What If the Value of the House Goes Down If There Is a Reverse Mortgage?
- A reverse mortgage is a home loan available to seniors at least 62 years of age. Unlike a traditional home loan, the borrower does not need good credit or income to qualify. In addition to age, home equity -- which must be over 40 or 50 percent -- is the only qualification. The other significant difference between a reverse mortgage and a traditional home loan is that no payments on a reverse mortgage are required as long as the borrowers remain living at home. A reverse mortgage can be taken out as a lump sum, line of credit or in monthly payments. It must be repaid when the borrowers die, sell or move away from the house.
- According to the Department of Housing and Urban Development's (HUD's) handbook on reverse mortgages: "The HECM is a 'non-recourse' loan. This means that the HECM borrower (or his or her estate) will never owe more than the loan balance or the value of the property, whichever is less; and no assets other than the home must be used to repay the debt."
- Because reverse mortgages are non-recourse, all FHA reverse mortgages -- virtually the only type of reverse mortgage commercially available -- come with mortgage insurance. Should the sale of the house not cover loan repayment, the mortgage insurance will pay the lender the difference.
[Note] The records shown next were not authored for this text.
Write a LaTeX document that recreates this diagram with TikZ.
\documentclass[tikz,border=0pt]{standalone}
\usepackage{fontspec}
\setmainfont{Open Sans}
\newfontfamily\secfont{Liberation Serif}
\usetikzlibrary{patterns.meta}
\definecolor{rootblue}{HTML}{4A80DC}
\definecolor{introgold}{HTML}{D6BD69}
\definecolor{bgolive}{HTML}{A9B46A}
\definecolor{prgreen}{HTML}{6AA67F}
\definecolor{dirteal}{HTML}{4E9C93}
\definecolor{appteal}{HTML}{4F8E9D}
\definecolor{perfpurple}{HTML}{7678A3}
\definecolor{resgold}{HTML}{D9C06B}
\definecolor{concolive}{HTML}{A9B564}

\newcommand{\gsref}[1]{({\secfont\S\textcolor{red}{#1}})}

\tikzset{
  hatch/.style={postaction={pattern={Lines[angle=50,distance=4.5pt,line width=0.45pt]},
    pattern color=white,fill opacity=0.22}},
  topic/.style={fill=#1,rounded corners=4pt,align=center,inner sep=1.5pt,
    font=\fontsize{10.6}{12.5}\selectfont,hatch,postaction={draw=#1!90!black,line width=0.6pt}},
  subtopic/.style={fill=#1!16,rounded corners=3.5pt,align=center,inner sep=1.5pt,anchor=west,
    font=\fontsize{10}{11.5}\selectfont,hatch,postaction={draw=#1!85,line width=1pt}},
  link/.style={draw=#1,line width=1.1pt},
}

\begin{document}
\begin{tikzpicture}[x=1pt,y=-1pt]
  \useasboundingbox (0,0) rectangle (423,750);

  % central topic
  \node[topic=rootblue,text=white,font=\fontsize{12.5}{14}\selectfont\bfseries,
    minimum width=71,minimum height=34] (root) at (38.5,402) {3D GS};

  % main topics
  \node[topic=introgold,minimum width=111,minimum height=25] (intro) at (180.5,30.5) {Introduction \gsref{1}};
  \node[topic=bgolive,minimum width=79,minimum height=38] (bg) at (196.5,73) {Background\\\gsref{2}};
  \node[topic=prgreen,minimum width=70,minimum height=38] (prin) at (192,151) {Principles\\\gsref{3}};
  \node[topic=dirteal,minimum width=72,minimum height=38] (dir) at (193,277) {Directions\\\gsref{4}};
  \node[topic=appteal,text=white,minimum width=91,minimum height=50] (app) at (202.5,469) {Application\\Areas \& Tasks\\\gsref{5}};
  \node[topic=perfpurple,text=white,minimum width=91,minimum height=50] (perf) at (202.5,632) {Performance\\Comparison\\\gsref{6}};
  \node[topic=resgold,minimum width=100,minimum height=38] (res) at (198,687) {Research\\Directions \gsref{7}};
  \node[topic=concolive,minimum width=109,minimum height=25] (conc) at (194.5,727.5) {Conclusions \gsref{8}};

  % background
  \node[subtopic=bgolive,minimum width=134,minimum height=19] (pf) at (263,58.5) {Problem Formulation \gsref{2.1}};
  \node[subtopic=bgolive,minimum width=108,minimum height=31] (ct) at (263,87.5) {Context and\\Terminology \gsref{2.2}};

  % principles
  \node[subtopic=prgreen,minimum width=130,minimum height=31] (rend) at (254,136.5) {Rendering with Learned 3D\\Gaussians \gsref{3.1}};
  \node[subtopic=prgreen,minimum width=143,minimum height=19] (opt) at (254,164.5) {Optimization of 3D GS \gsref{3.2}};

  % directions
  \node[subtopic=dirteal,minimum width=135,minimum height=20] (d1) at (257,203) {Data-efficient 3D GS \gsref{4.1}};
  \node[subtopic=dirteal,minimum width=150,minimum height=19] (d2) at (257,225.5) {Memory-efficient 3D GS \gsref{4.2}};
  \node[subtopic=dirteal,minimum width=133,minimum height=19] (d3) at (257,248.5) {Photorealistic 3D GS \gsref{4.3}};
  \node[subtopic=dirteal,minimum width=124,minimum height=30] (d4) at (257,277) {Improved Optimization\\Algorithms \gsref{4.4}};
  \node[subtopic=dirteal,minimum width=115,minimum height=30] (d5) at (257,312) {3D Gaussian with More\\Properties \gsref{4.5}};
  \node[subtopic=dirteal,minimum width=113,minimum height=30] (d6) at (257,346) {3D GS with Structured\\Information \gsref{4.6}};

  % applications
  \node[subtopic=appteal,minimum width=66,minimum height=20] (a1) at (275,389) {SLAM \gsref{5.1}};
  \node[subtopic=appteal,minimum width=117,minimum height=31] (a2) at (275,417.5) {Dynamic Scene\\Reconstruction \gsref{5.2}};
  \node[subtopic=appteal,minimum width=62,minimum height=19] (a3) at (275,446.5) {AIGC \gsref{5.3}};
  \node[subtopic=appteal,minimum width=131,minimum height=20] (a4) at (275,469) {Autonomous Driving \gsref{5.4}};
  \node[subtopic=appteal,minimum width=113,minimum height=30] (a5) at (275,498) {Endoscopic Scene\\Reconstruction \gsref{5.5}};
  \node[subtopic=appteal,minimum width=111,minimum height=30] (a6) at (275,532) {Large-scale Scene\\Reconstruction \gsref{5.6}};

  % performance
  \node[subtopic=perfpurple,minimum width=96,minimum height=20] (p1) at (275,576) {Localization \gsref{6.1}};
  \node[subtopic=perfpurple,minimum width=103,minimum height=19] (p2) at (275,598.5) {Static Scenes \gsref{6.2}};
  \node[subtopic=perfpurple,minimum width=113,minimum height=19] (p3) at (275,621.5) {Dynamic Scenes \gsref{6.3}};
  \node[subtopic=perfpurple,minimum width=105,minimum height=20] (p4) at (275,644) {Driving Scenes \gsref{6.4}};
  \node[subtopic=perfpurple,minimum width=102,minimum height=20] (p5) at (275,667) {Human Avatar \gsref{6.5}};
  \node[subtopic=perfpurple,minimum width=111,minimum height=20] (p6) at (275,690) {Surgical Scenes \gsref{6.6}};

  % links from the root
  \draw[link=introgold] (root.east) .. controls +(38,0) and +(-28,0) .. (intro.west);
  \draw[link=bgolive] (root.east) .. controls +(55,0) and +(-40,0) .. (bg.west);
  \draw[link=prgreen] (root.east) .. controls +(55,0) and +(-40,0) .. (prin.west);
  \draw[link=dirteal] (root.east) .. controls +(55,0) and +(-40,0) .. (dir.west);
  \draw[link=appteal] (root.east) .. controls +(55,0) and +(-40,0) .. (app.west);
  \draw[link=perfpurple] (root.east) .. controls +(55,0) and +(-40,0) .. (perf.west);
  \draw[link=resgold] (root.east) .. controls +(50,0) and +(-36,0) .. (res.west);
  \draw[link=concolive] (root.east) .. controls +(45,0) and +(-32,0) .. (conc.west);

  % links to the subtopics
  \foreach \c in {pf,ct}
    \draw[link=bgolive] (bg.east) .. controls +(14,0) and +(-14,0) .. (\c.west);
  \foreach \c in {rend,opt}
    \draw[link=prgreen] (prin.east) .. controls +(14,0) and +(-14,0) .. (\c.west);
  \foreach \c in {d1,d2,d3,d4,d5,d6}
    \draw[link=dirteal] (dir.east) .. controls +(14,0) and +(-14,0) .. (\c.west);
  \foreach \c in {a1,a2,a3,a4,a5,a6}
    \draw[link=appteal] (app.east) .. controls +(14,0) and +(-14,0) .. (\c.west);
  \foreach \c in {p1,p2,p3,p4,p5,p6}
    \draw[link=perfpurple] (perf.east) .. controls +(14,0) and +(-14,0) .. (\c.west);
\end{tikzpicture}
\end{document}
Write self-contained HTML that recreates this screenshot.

- In December 2008, HUD, which is the federal agency to which the FHA belongs, clarified its non-recourse policy. It stated that if the borrower or his heirs choose to keep the home instead of selling it when the loan comes due, then the full amount due must be paid as opposed to a lesser amount that might result if the house is sold. The borrowers and heirs are not required to keep the home. In fact, it is anticipated most homes mortgaged with a reverse loan will be sold to repay the loan. In this case, the loan is considered fully repaid through the sale whether the home value exceeds, meets or is less than the balance due.
- If the value of the home goes down after you have taken out a reverse mortgage, you benefit because your loan was based on the previous higher value and you are not responsible for any shortfall. And if the value of the home goes up dramatically -- more than is needed to repay the loan -- you also benefit. In this case, after the loan is repaid you or your heirs get the balance of the equity.